# TASK DIRECTIONS
Check each line of the listing, and copy it if it contains the word "this".

A run of records:

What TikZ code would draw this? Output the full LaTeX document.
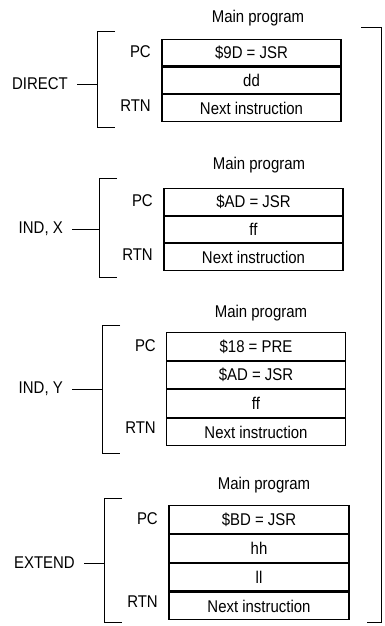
\documentclass[tikz,border=0pt]{standalone}
\usepackage{fontspec}
\setmainfont[FakeStretch=0.88]{Liberation Sans}
\begin{document}
\begin{tikzpicture}[x=1pt,y=-1pt,
  every node/.style={font=\fontsize{17}{20}\selectfont, inner sep=0pt},
  cell/.style={draw, line width=1.1pt, minimum width=179pt, anchor=north},
  lab/.style={anchor=east},
  brk/.style={line width=1pt},
  title/.style={anchor=center}]
\useasboundingbox (0,0) rectangle (385,626);

% ---------- Group 1: DIRECT ----------
\node[title] (t1) at (258,18) {Main program};
\node[cell, minimum height=26.5pt] (a1) at (251.5,39) {\$9D = JSR};
\node[cell, minimum height=26.5pt] (a2) at (a1.south) {dd};
\node[cell, minimum height=26.5pt] (a3) at (a2.south) {Next instruction};
\node[lab] (apc) at (151,52) {PC};
\node[lab] (artn) at (151,105.5) {RTN};
\coordinate (ab1) at (115,32);
\coordinate (ab2) at (97,32);
\coordinate (ab3) at (97,127);
\coordinate (ab4) at (115,127);
\coordinate (am) at (97,84);
\draw[brk] (ab1) -- (ab2) -- (ab3) -- (ab4);
\node[lab] (al) at (68,84) {DIRECT};
\draw[brk] ([xshift=9pt]al.east) -- (am);

% ---------- Group 2: IND, X ----------
\node[title] (t2) at (259,165) {Main program};
\node[cell, minimum height=26.5pt] (b1) at (253.5,188) {\$AD = JSR};
\node[cell, minimum height=26.5pt] (b2) at (b1.south) {ff};
\node[cell, minimum height=26.5pt] (b3) at (b2.south) {Next instruction};
\node[lab] (bpc) at (153,201) {PC};
\node[lab] (brtn) at (153,254.5) {RTN};
\coordinate (bb1) at (117,178);
\coordinate (bb2) at (99,178);
\coordinate (bb3) at (99,277);
\coordinate (bb4) at (117,277);
\coordinate (bm) at (99,229);
\draw[brk] (bb1) -- (bb2) -- (bb3) -- (bb4);
\node[lab] (bl) at (63,229) {IND, X};
\draw[brk] ([xshift=9pt]bl.east) -- (bm);

% ---------- Group 3: IND, Y ----------
\node[title] (t3) at (261,313) {Main program};
\node[cell, minimum height=27.5pt] (c1) at (256,332) {\$18 = PRE};
\node[cell, minimum height=27.5pt] (c2) at (c1.south) {\$AD = JSR};
\node[cell, minimum height=27.5pt] (c3) at (c2.south) {ff};
\node[cell, minimum height=27.5pt] (c4) at (c3.south) {Next instruction};
\node[lab] (cpc) at (156,346) {PC};
\node[lab] (crtn) at (156,428) {RTN};
\coordinate (cb1) at (120,325);
\coordinate (cb2) at (102,325);
\coordinate (cb3) at (102,453);
\coordinate (cb4) at (120,453);
\coordinate (cm) at (102,389);
\draw[brk] (cb1) -- (cb2) -- (cb3) -- (cb4);
\node[lab] (cl) at (63,389) {IND, Y};
\draw[brk] ([xshift=9pt]cl.east) -- (cm);

% ---------- Group 4: EXTEND ----------
\node[title] (t4) at (264,485) {Main program};
\node[cell, minimum height=27.75pt, minimum width=180pt] (d1) at (259,505) {\$BD = JSR};
\node[cell, minimum height=27.75pt, minimum width=180pt] (d2) at (d1.south) {hh};
\node[cell, minimum height=27.75pt, minimum width=180pt] (d3) at (d2.south) {ll};
\node[cell, minimum height=27.75pt, minimum width=180pt] (d4) at (d3.south) {Next instruction};
\node[lab] (dpc) at (158,519) {PC};
\node[lab] (drtn) at (158,602) {RTN};
\coordinate (db1) at (122,498);
\coordinate (db2) at (104,498);
\coordinate (db3) at (104,622);
\coordinate (db4) at (122,622);
\coordinate (dm) at (104,563);
\draw[brk] (db1) -- (db2) -- (db3) -- (db4);
\node[lab] (dl) at (75,563) {EXTEND};
\draw[brk] ([xshift=9pt]dl.east) -- (dm);

% ---------- Right bracket ----------
\coordinate (r1) at (361,28);
\coordinate (r2) at (381,28);
\coordinate (r3) at (381,622);
\coordinate (r4) at (367,622);
\draw[brk] (r1) -- (r2) -- (r3) -- (r4);
\end{tikzpicture}
\end{document}
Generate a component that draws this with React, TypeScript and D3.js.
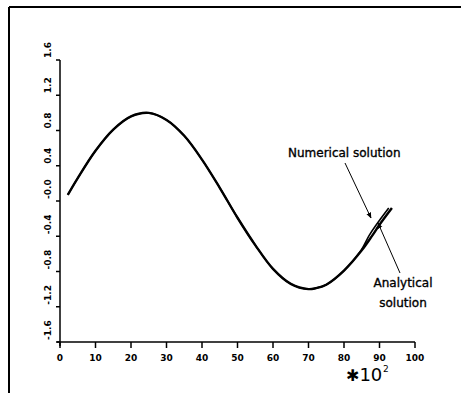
import React from "react";
import * as d3 from "d3";

const xTicks = [0, 10, 20, 30, 40, 50, 60, 70, 80, 90, 100];
const yTicks = [-1.6, -1.2, -0.8, -0.4, 0.0, 0.4, 0.8, 1.2, 1.6];
const yTickLabels = ["-1.6", "-1.2", "-0.8", "-0.4", "-0.0", "0.4", "0.8", "1.2", "1.6"];

const analyticalX = [2.2, 5, 10, 15, 20, 25, 30, 35, 40, 45, 50, 55, 60, 65, 70, 72, 75, 80, 85, 88, 90, 93.5];
const analyticalY = [0.07, 0.26, 0.57, 0.81, 0.96, 1.0, 0.92, 0.74, 0.47, 0.15, -0.19, -0.5, -0.77, -0.94, -1.0, -0.99, -0.95, -0.79, -0.56, -0.39, -0.27, -0.08];

const numericalX = [2.2, 5, 10, 15, 20, 25, 30, 35, 40, 45, 50, 55, 60, 65, 70, 72, 75, 80, 84.8, 87.1, 89.1, 92.6];
const numericalY = [0.07, 0.26, 0.57, 0.81, 0.96, 1.0, 0.92, 0.74, 0.47, 0.15, -0.19, -0.5, -0.77, -0.94, -1.0, -0.99, -0.95, -0.79, -0.56, -0.39, -0.27, -0.08];

const W = 461;
const H = 393;

export default function App() {
  const x = d3.scaleLinear().domain([0, 100]).range([60, 415]);
  const y = d3.scaleLinear().domain([-1.6, 1.6]).range([342, 60]);
  const line = d3
    .line<[number, number]>()
    .x((d) => x(d[0]))
    .y((d) => y(d[1]))
    .curve(d3.curveCatmullRom.alpha(0.5));
  const ana = analyticalX.map((v, i) => [v, analyticalY[i]] as [number, number]);
  const num = numericalX.map((v, i) => [v, numericalY[i]] as [number, number]);
  const font = "'DejaVu Sans', sans-serif";

  return (
    <svg
      width={W}
      height={H}
      style={{ position: "absolute", left: 0, top: 0, background: "#fff" }}
    >
      <defs>
        <marker id="arr" viewBox="0 0 10 10" refX="9" refY="5" markerWidth="6" markerHeight="6" orient="auto">
          <path d="M0,1 L10,5 L0,9 z" fill="#000" />
        </marker>
      </defs>
      {/* frame */}
      <line x1={9} y1={7} x2={W} y2={7} stroke="#000" strokeWidth={2} />
      <line x1={9} y1={7} x2={9} y2={H} stroke="#000" strokeWidth={2} />

      {/* axes */}
      <line x1={x(0)} y1={y(1.6)} x2={x(0)} y2={y(-1.6) + 4} stroke="#000" strokeWidth={1.5} />
      <line x1={x(0) - 3} y1={y(-1.6)} x2={x(100)} y2={y(-1.6)} stroke="#000" strokeWidth={1.5} />
      {yTicks.map((t, i) => (
        <g key={"y" + i}>
          <line x1={x(0) - 4} x2={x(0)} y1={y(t)} y2={y(t)} stroke="#000" strokeWidth={1.5} />
          <text
            transform={`translate(51,${y(t) - 2}) rotate(-90)`}
            fontFamily={font}
            fontWeight="bold"
            fontSize={9}
            textAnchor="start"
          >
            {yTickLabels[i]}
          </text>
        </g>
      ))}
      {xTicks.map((t, i) => (
        <g key={"x" + i}>
          <line x1={x(t)} x2={x(t)} y1={y(-1.6)} y2={y(-1.6) + 6} stroke="#000" strokeWidth={1.5} />
          <text x={x(t)} y={361} fontFamily={font} fontWeight="bold" fontSize={9} textAnchor="middle">
            {t}
          </text>
        </g>
      ))}
      <text x={346} y={381} fontFamily={font} fontSize={18}>
        <tspan fontWeight="bold" fontSize={16}>✱</tspan>10
      </text>
      <text x={383} y={372} fontFamily={font} fontSize={9}>
        2
      </text>

      {/* curves */}
      <path d={line(ana) || ""} fill="none" stroke="#000" strokeWidth={2.4} />
      <path d={line(num) || ""} fill="none" stroke="#000" strokeWidth={1.6} />

      {/* annotations */}
      <g fontFamily={font} fontSize={12} stroke="#000" strokeWidth={0.35}>
        <text x={288} y={157}>Numerical solution</text>
        <text x={403} y={287} textAnchor="middle">Analytical</text>
        <text x={403} y={307} textAnchor="middle">solution</text>
      </g>
      <line x1={345} y1={163} x2={371} y2={218} stroke="#000" strokeWidth={1} markerEnd="url(#arr)" />
      <line x1={400} y1={273} x2={378} y2={223} stroke="#000" strokeWidth={1} markerEnd="url(#arr)" />
    </svg>
  );
}
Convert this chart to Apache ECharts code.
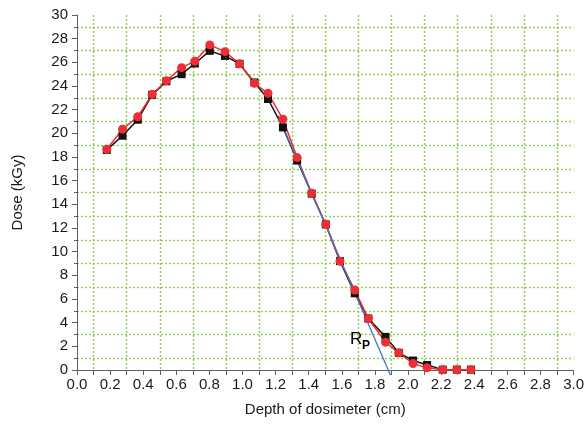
<!DOCTYPE html>
<html>
<head>
<meta charset="utf-8">
<script src="https://cdn.jsdelivr.net/npm/echarts@6/dist/echarts.min.js"></script>
<style>html,body{margin:0;padding:0;background:#fff}#c{width:587px;height:432px}</style>
</head>
<body>
<div id="c"></div>
<script>
// Data
const depth = [0.18, 0.275, 0.367, 0.454, 0.54, 0.632, 0.712, 0.802, 0.894, 0.982, 1.072, 1.154, 1.244, 1.33, 1.418, 1.503, 1.589, 1.678, 1.76, 1.864, 1.944, 2.03, 2.115, 2.21, 2.295, 2.38];
const doseRed = [18.65, 20.35, 21.4, 23.3, 24.45, 25.55, 26.1, 27.47, 26.9, 25.87, 24.23, 23.38, 21.2, 17.95, 14.93, 12.3, 9.2, 6.76, 4.35, 2.35, 1.45, 0.55, 0.18, 0.03, 0.03, 0.03];
const doseBlack = [18.6, 19.8, 21.15, 23.25, 24.4, 25.0, 25.9, 26.97, 26.54, 25.87, 24.3, 22.9, 20.5, 17.7, 14.9, 12.3, 9.2, 6.48, 4.35, 2.8, 1.45, 0.8, 0.42, 0.03, 0.03, 0.03];
const tangentX = [1.215, 1.894];
const tangentY = [21.5, -0.45];
const labelR = [1.686, 2.62];
const labelP = [1.746, 2.03];
const xTitle = 'Depth of dosimeter (cm)';
const yTitle = 'Dose (kGy)';

const font = '"Liberation Sans", Arial, sans-serif';
const axisColor = '#606060';
const gridLine = { show: true, lineStyle: { color: '#8fce4e', type: [2, 2], width: 1.4 } };

const pairs = (xs, ys) => xs.map((x, i) => [x, ys[i]]);

const chart = echarts.init(document.getElementById('c'), null, { renderer: 'canvas' });
chart.setOption({
  animation: false,
  backgroundColor: '#fff',
  grid: { left: 77, right: 10, top: 15, bottom: 62, containLabel: false },
  xAxis: {
    type: 'value', min: 0, max: 3, interval: 0.2,
    name: xTitle, nameLocation: 'middle', nameGap: 32,
    nameTextStyle: { fontFamily: font, fontSize: 15, color: '#1a1a1a' },
    axisLine: { show: true, onZero: false, lineStyle: { color: axisColor, width: 1 } },
    axisTick: { show: true, length: 5, lineStyle: { color: axisColor } },
    minorTick: { show: true, splitNumber: 2, length: 5, lineStyle: { color: axisColor } },
    splitLine: { show: false },
    minorSplitLine: gridLine,
    axisLabel: { fontFamily: font, fontSize: 15, color: '#1a1a1a', margin: 7, formatter: v => v.toFixed(1) }
  },
  yAxis: {
    type: 'value', min: 0, max: 30, interval: 2,
    name: yTitle, nameLocation: 'middle', nameGap: 52,
    nameTextStyle: { fontFamily: font, fontSize: 15, color: '#1a1a1a' },
    axisLine: { show: true, lineStyle: { color: axisColor, width: 1 } },
    axisTick: { show: true, length: 5, lineStyle: { color: axisColor } },
    minorTick: { show: true, splitNumber: 2, length: 3, lineStyle: { color: axisColor } },
    splitLine: { show: false },
    minorSplitLine: gridLine,
    axisLabel: { fontFamily: font, fontSize: 15, color: '#1a1a1a', margin: 9 }
  },
  series: [
    {
      type: 'line', data: pairs(depth, doseBlack),
      symbol: 'rect', symbolSize: 8,
      itemStyle: { color: '#111' },
      lineStyle: { color: '#111', width: 1.5 }
    },
    {
      type: 'line', data: pairs(depth, doseRed),
      symbol: 'circle', symbolSize: 9,
      itemStyle: { color: '#ec2f35' },
      lineStyle: { color: '#ec2f35', width: 1.5 }
    },
    {
      type: 'line', data: pairs(tangentX, tangentY),
      symbol: 'none', clip: false,
      lineStyle: { color: '#4a72c8', width: 1.3 }
    },
    {
      type: 'scatter', symbolSize: 0, silent: true,
      itemStyle: { opacity: 1 },
      data: [labelR],
      label: { show: true, position: 'inside', formatter: 'R', fontFamily: font, fontSize: 17, color: '#000', textBorderWidth: 0 }
    },
    {
      type: 'scatter', symbolSize: 0, silent: true,
      itemStyle: { opacity: 1 },
      data: [labelP],
      label: { show: true, position: 'inside', formatter: 'P', fontFamily: font, fontSize: 12, fontWeight: 'bold', color: '#000', textBorderWidth: 0 }
    }
  ]
});
</script>
</body>
</html>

# ANSWER FOR THE TASK
What TikZ code would draw this? Output the full LaTeX document.
Generate a component that draws this with React, TypeScript and D3.js.
Convert this chart to Apache ECharts code.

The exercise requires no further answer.